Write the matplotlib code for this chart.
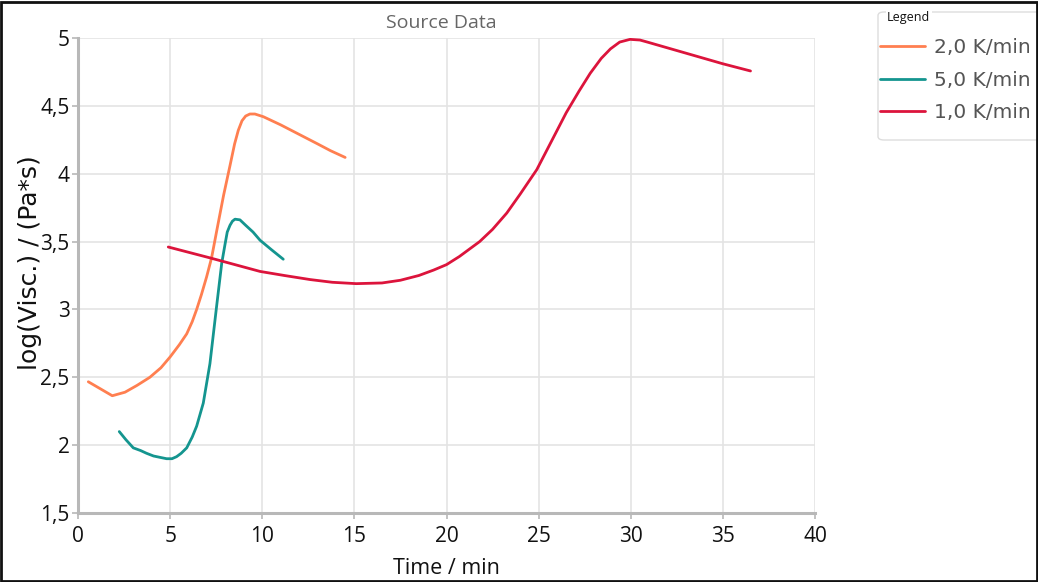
import matplotlib
matplotlib.use("Agg")
import matplotlib.pyplot as plt
from matplotlib.patches import Rectangle, FancyBboxPatch
from matplotlib.ticker import FuncFormatter

# Viscosity curves (time in min, log10 viscosity in Pa*s)
t_2k = [0.56, 1.86, 2.55, 3.2, 3.9, 4.5, 5.0, 5.5, 5.9, 6.2, 6.44, 6.7, 6.98, 7.25, 7.53, 7.9,
        8.25, 8.5, 8.7, 8.9, 9.1, 9.33, 9.6, 10.06, 11.0, 12.0, 13.0, 13.7, 14.5]
v_2k = [2.467, 2.364, 2.39, 2.44, 2.50, 2.57, 2.65, 2.74, 2.82, 2.91, 3.00, 3.11, 3.24, 3.38, 3.58, 3.84,
        4.06, 4.22, 4.32, 4.39, 4.425, 4.44, 4.44, 4.42, 4.36, 4.29, 4.22, 4.17, 4.12]

t_5k = [2.24, 2.6, 3.0, 3.4, 3.72, 4.1, 4.45, 4.81, 5.1, 5.35, 5.6, 5.9, 6.2, 6.44, 6.8, 7.16,
        7.52, 7.8, 7.98, 8.1, 8.25, 8.38, 8.52, 8.79, 9.1, 9.5, 9.88, 10.5, 11.14]
v_5k = [2.10, 2.04, 1.98, 1.96, 1.94, 1.92, 1.91, 1.90, 1.90, 1.915, 1.94, 1.98, 2.06, 2.14, 2.31, 2.60,
        3.02, 3.34, 3.48, 3.57, 3.62, 3.65, 3.665, 3.66, 3.62, 3.57, 3.51, 3.44, 3.37]

t_1k = [4.9, 7.16, 9.88, 11.2, 12.6, 13.8, 15.1, 16.5, 17.5, 18.5, 19.3, 20.0, 20.7, 21.8, 22.5,
        23.27, 24.0, 24.9, 25.7, 26.5, 27.2, 27.8, 28.4, 28.9, 29.4, 29.96, 30.5, 30.9, 35.0, 36.5]
v_1k = [3.46, 3.38, 3.28, 3.25, 3.22, 3.20, 3.19, 3.195, 3.215, 3.25, 3.29, 3.33, 3.39, 3.50, 3.59,
        3.71, 3.85, 4.03, 4.24, 4.45, 4.61, 4.74, 4.85, 4.92, 4.97, 4.99, 4.985, 4.97, 4.81, 4.757]

series_labels = ["2,0 K/min", "5,0 K/min", "1,0 K/min"]
series_colors = ["#ff7f50", "#14958f", "#dc143c"]

x_ticks = [0, 5, 10, 15, 20, 25, 30, 35, 40]
y_ticks = [1.5, 2.0, 2.5, 3.0, 3.5, 4.0, 4.5, 5.0]

plt.rcParams["font.family"] = ["Open Sans", "DejaVu Sans"]

W, H = 1038, 582
fig = plt.figure(figsize=(W / 100, H / 100), dpi=100)
ax = fig.add_axes([78 / W, 1 - 513 / H, (815 - 78) / W, (513 - 38) / H])

lines = []
for t, v, lab, col in zip([t_2k, t_5k, t_1k], [v_2k, v_5k, v_1k], series_labels, series_colors):
    ln, = ax.plot(t, v, color=col, lw=2.0, label=lab, solid_capstyle="round", solid_joinstyle="round")
    lines.append(ln)

ax.set_xlim(0, 40)
ax.set_ylim(1.5, 5.0)
ax.set_xticks(x_ticks)
ax.set_yticks(y_ticks)

def comma_fmt(val, pos):
    s = f"{val:g}"
    return s.replace(".", ",")

ax.xaxis.set_major_formatter(FuncFormatter(comma_fmt))
ax.yaxis.set_major_formatter(FuncFormatter(comma_fmt))

ax.grid(True, color="#e4e4e4", lw=1.2)
ax.set_axisbelow(True)
for side in ["top", "right"]:
    ax.spines[side].set_visible(False)
for side in ["left", "bottom"]:
    ax.spines[side].set_color("#b8b8b8")
    ax.spines[side].set_linewidth(2.2)
ax.tick_params(axis="both", colors="#b8b8b8", labelcolor="#111111", labelsize=15, length=4, width=1.2)
ax.tick_params(axis="x", pad=5)
ax.tick_params(axis="y", pad=2)

ax.set_xlabel("Time / min", fontsize=15.5, color="#111111", labelpad=8)
ax.set_ylabel("log(Visc.) / (Pa*s)", fontsize=18, color="#111111",
              family=["DejaVu Sans"])
ax.yaxis.set_label_coords(-0.049, 0.528)
ax.set_title("Source Data", fontsize=14, color="#666666", pad=7, x=0.4925)

# legend box with its caption sitting on the top border
frame = FancyBboxPatch((878 / W, 1 - 140 / H), (W + 10 - 878) / W, (140 - 12) / H,
                       boxstyle="round,pad=0,rounding_size=0.006", transform=fig.transFigure,
                       facecolor="white", edgecolor="#dddddd", lw=1.0, zorder=1)
fig.patches.append(frame)

leg = fig.legend(handles=lines, loc="upper left", bbox_to_anchor=(880 / W, 1 - 38 / H),
                 frameon=False, prop={"family": "DejaVu Sans", "size": 14.5},
                 handlelength=2.25, handletextpad=0.45,
                 borderpad=0, labelspacing=0.68, borderaxespad=0)
for txt in leg.get_texts():
    txt.set_color("#555555")
fig.text(887 / W, 1 - 17 / H, "Legend", fontsize=9, color="#111111", va="center", ha="left",
         zorder=10, bbox=dict(facecolor="white", edgecolor="none", pad=1.0))

# outer frame of the figure
fig.patches.append(Rectangle((0.001, 0.002), 0.998, 0.995, transform=fig.transFigure,
                             fill=False, edgecolor="#111111", lw=2.0, zorder=20))

fig.savefig("out.png", dpi=100)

■ Exercise
Pictures are excluded; output everything else in the data verbatim.

■ Completed exercise
Write the matplotlib code for this chart.
import matplotlib
matplotlib.use("Agg")
import matplotlib.pyplot as plt
from matplotlib.patches import Rectangle, FancyBboxPatch
from matplotlib.ticker import FuncFormatter

# Viscosity curves (time in min, log10 viscosity in Pa*s)
t_2k = [0.56, 1.86, 2.55, 3.2, 3.9, 4.5, 5.0, 5.5, 5.9, 6.2, 6.44, 6.7, 6.98, 7.25, 7.53, 7.9,
        8.25, 8.5, 8.7, 8.9, 9.1, 9.33, 9.6, 10.06, 11.0, 12.0, 13.0, 13.7, 14.5]
v_2k = [2.467, 2.364, 2.39, 2.44, 2.50, 2.57, 2.65, 2.74, 2.82, 2.91, 3.00, 3.11, 3.24, 3.38, 3.58, 3.84,
        4.06, 4.22, 4.32, 4.39, 4.425, 4.44, 4.44, 4.42, 4.36, 4.29, 4.22, 4.17, 4.12]

t_5k = [2.24, 2.6, 3.0, 3.4, 3.72, 4.1, 4.45, 4.81, 5.1, 5.35, 5.6, 5.9, 6.2, 6.44, 6.8, 7.16,
        7.52, 7.8, 7.98, 8.1, 8.25, 8.38, 8.52, 8.79, 9.1, 9.5, 9.88, 10.5, 11.14]
v_5k = [2.10, 2.04, 1.98, 1.96, 1.94, 1.92, 1.91, 1.90, 1.90, 1.915, 1.94, 1.98, 2.06, 2.14, 2.31, 2.60,
        3.02, 3.34, 3.48, 3.57, 3.62, 3.65, 3.665, 3.66, 3.62, 3.57, 3.51, 3.44, 3.37]

t_1k = [4.9, 7.16, 9.88, 11.2, 12.6, 13.8, 15.1, 16.5, 17.5, 18.5, 19.3, 20.0, 20.7, 21.8, 22.5,
        23.27, 24.0, 24.9, 25.7, 26.5, 27.2, 27.8, 28.4, 28.9, 29.4, 29.96, 30.5, 30.9, 35.0, 36.5]
v_1k = [3.46, 3.38, 3.28, 3.25, 3.22, 3.20, 3.19, 3.195, 3.215, 3.25, 3.29, 3.33, 3.39, 3.50, 3.59,
        3.71, 3.85, 4.03, 4.24, 4.45, 4.61, 4.74, 4.85, 4.92, 4.97, 4.99, 4.985, 4.97, 4.81, 4.757]

series_labels = ["2,0 K/min", "5,0 K/min", "1,0 K/min"]
series_colors = ["#ff7f50", "#14958f", "#dc143c"]

x_ticks = [0, 5, 10, 15, 20, 25, 30, 35, 40]
y_ticks = [1.5, 2.0, 2.5, 3.0, 3.5, 4.0, 4.5, 5.0]

plt.rcParams["font.family"] = ["Open Sans", "DejaVu Sans"]

W, H = 1038, 582
fig = plt.figure(figsize=(W / 100, H / 100), dpi=100)
ax = fig.add_axes([78 / W, 1 - 513 / H, (815 - 78) / W, (513 - 38) / H])

lines = []
for t, v, lab, col in zip([t_2k, t_5k, t_1k], [v_2k, v_5k, v_1k], series_labels, series_colors):
    ln, = ax.plot(t, v, color=col, lw=2.0, label=lab, solid_capstyle="round", solid_joinstyle="round")
    lines.append(ln)

ax.set_xlim(0, 40)
ax.set_ylim(1.5, 5.0)
ax.set_xticks(x_ticks)
ax.set_yticks(y_ticks)

def comma_fmt(val, pos):
    s = f"{val:g}"
    return s.replace(".", ",")

ax.xaxis.set_major_formatter(FuncFormatter(comma_fmt))
ax.yaxis.set_major_formatter(FuncFormatter(comma_fmt))

ax.grid(True, color="#e4e4e4", lw=1.2)
ax.set_axisbelow(True)
for side in ["top", "right"]:
    ax.spines[side].set_visible(False)
for side in ["left", "bottom"]:
    ax.spines[side].set_color("#b8b8b8")
    ax.spines[side].set_linewidth(2.2)
ax.tick_params(axis="both", colors="#b8b8b8", labelcolor="#111111", labelsize=15, length=4, width=1.2)
ax.tick_params(axis="x", pad=5)
ax.tick_params(axis="y", pad=2)

ax.set_xlabel("Time / min", fontsize=15.5, color="#111111", labelpad=8)
ax.set_ylabel("log(Visc.) / (Pa*s)", fontsize=18, color="#111111",
              family=["DejaVu Sans"])
ax.yaxis.set_label_coords(-0.049, 0.528)
ax.set_title("Source Data", fontsize=14, color="#666666", pad=7, x=0.4925)

# legend box with its caption sitting on the top border
frame = FancyBboxPatch((878 / W, 1 - 140 / H), (W + 10 - 878) / W, (140 - 12) / H,
                       boxstyle="round,pad=0,rounding_size=0.006", transform=fig.transFigure,
                       facecolor="white", edgecolor="#dddddd", lw=1.0, zorder=1)
fig.patches.append(frame)

leg = fig.legend(handles=lines, loc="upper left", bbox_to_anchor=(880 / W, 1 - 38 / H),
                 frameon=False, prop={"family": "DejaVu Sans", "size": 14.5},
                 handlelength=2.25, handletextpad=0.45,
                 borderpad=0, labelspacing=0.68, borderaxespad=0)
for txt in leg.get_texts():
    txt.set_color("#555555")
fig.text(887 / W, 1 - 17 / H, "Legend", fontsize=9, color="#111111", va="center", ha="left",
         zorder=10, bbox=dict(facecolor="white", edgecolor="none", pad=1.0))

# outer frame of the figure
fig.patches.append(Rectangle((0.001, 0.002), 0.998, 0.995, transform=fig.transFigure,
                             fill=False, edgecolor="#111111", lw=2.0, zorder=20))

fig.savefig("out.png", dpi=100)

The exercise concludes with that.